DATA SEGMENT
--
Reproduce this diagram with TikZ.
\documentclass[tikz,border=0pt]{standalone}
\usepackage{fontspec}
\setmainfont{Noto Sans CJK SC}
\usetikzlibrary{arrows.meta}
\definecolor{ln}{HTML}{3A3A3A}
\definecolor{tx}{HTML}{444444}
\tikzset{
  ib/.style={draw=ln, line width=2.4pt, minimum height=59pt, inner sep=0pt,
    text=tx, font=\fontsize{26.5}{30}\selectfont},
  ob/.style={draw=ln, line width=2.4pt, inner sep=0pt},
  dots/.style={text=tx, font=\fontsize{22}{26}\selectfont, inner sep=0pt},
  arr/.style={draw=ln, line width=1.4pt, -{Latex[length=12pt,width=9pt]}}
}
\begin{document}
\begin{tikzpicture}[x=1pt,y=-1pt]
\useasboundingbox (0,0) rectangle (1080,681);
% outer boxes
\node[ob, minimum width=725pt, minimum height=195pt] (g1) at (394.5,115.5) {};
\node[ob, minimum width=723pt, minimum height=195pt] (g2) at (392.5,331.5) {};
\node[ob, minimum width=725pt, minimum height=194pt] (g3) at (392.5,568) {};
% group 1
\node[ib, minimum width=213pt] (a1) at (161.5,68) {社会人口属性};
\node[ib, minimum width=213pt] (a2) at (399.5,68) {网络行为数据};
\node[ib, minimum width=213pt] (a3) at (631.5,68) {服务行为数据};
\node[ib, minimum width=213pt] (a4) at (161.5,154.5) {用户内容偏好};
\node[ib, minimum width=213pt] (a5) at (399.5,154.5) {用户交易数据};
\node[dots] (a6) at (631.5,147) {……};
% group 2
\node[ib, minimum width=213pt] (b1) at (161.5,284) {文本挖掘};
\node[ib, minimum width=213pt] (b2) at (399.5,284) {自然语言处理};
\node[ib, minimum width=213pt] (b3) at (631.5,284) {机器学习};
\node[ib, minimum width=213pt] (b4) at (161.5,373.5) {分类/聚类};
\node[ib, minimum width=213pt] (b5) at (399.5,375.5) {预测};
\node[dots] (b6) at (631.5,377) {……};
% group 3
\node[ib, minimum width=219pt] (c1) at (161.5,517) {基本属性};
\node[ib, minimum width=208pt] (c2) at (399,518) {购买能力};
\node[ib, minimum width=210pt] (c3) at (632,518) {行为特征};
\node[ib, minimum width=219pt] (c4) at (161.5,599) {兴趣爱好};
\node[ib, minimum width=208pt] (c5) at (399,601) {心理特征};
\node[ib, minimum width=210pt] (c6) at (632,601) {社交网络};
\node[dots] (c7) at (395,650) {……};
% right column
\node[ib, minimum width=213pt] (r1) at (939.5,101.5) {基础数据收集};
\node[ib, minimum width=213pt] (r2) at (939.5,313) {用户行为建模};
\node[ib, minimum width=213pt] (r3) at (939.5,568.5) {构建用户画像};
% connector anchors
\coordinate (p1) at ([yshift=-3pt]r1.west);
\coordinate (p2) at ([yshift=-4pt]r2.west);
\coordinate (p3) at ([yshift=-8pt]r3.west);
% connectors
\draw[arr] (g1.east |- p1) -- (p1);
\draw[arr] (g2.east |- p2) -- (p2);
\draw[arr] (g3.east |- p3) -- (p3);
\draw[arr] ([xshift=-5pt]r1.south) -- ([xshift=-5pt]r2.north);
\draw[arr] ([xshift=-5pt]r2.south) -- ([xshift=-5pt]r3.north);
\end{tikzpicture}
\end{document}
--
SHORT PROBLEM
Retype the material in full, character for character.

EXERCISE OUTPUT
Reproduce this diagram with TikZ.
\documentclass[tikz,border=0pt]{standalone}
\usepackage{fontspec}
\setmainfont{Noto Sans CJK SC}
\usetikzlibrary{arrows.meta}
\definecolor{ln}{HTML}{3A3A3A}
\definecolor{tx}{HTML}{444444}
\tikzset{
  ib/.style={draw=ln, line width=2.4pt, minimum height=59pt, inner sep=0pt,
    text=tx, font=\fontsize{26.5}{30}\selectfont},
  ob/.style={draw=ln, line width=2.4pt, inner sep=0pt},
  dots/.style={text=tx, font=\fontsize{22}{26}\selectfont, inner sep=0pt},
  arr/.style={draw=ln, line width=1.4pt, -{Latex[length=12pt,width=9pt]}}
}
\begin{document}
\begin{tikzpicture}[x=1pt,y=-1pt]
\useasboundingbox (0,0) rectangle (1080,681);
% outer boxes
\node[ob, minimum width=725pt, minimum height=195pt] (g1) at (394.5,115.5) {};
\node[ob, minimum width=723pt, minimum height=195pt] (g2) at (392.5,331.5) {};
\node[ob, minimum width=725pt, minimum height=194pt] (g3) at (392.5,568) {};
% group 1
\node[ib, minimum width=213pt] (a1) at (161.5,68) {社会人口属性};
\node[ib, minimum width=213pt] (a2) at (399.5,68) {网络行为数据};
\node[ib, minimum width=213pt] (a3) at (631.5,68) {服务行为数据};
\node[ib, minimum width=213pt] (a4) at (161.5,154.5) {用户内容偏好};
\node[ib, minimum width=213pt] (a5) at (399.5,154.5) {用户交易数据};
\node[dots] (a6) at (631.5,147) {……};
% group 2
\node[ib, minimum width=213pt] (b1) at (161.5,284) {文本挖掘};
\node[ib, minimum width=213pt] (b2) at (399.5,284) {自然语言处理};
\node[ib, minimum width=213pt] (b3) at (631.5,284) {机器学习};
\node[ib, minimum width=213pt] (b4) at (161.5,373.5) {分类/聚类};
\node[ib, minimum width=213pt] (b5) at (399.5,375.5) {预测};
\node[dots] (b6) at (631.5,377) {……};
% group 3
\node[ib, minimum width=219pt] (c1) at (161.5,517) {基本属性};
\node[ib, minimum width=208pt] (c2) at (399,518) {购买能力};
\node[ib, minimum width=210pt] (c3) at (632,518) {行为特征};
\node[ib, minimum width=219pt] (c4) at (161.5,599) {兴趣爱好};
\node[ib, minimum width=208pt] (c5) at (399,601) {心理特征};
\node[ib, minimum width=210pt] (c6) at (632,601) {社交网络};
\node[dots] (c7) at (395,650) {……};
% right column
\node[ib, minimum width=213pt] (r1) at (939.5,101.5) {基础数据收集};
\node[ib, minimum width=213pt] (r2) at (939.5,313) {用户行为建模};
\node[ib, minimum width=213pt] (r3) at (939.5,568.5) {构建用户画像};
% connector anchors
\coordinate (p1) at ([yshift=-3pt]r1.west);
\coordinate (p2) at ([yshift=-4pt]r2.west);
\coordinate (p3) at ([yshift=-8pt]r3.west);
% connectors
\draw[arr] (g1.east |- p1) -- (p1);
\draw[arr] (g2.east |- p2) -- (p2);
\draw[arr] (g3.east |- p3) -- (p3);
\draw[arr] ([xshift=-5pt]r1.south) -- ([xshift=-5pt]r2.north);
\draw[arr] ([xshift=-5pt]r2.south) -- ([xshift=-5pt]r3.north);
\end{tikzpicture}
\end{document}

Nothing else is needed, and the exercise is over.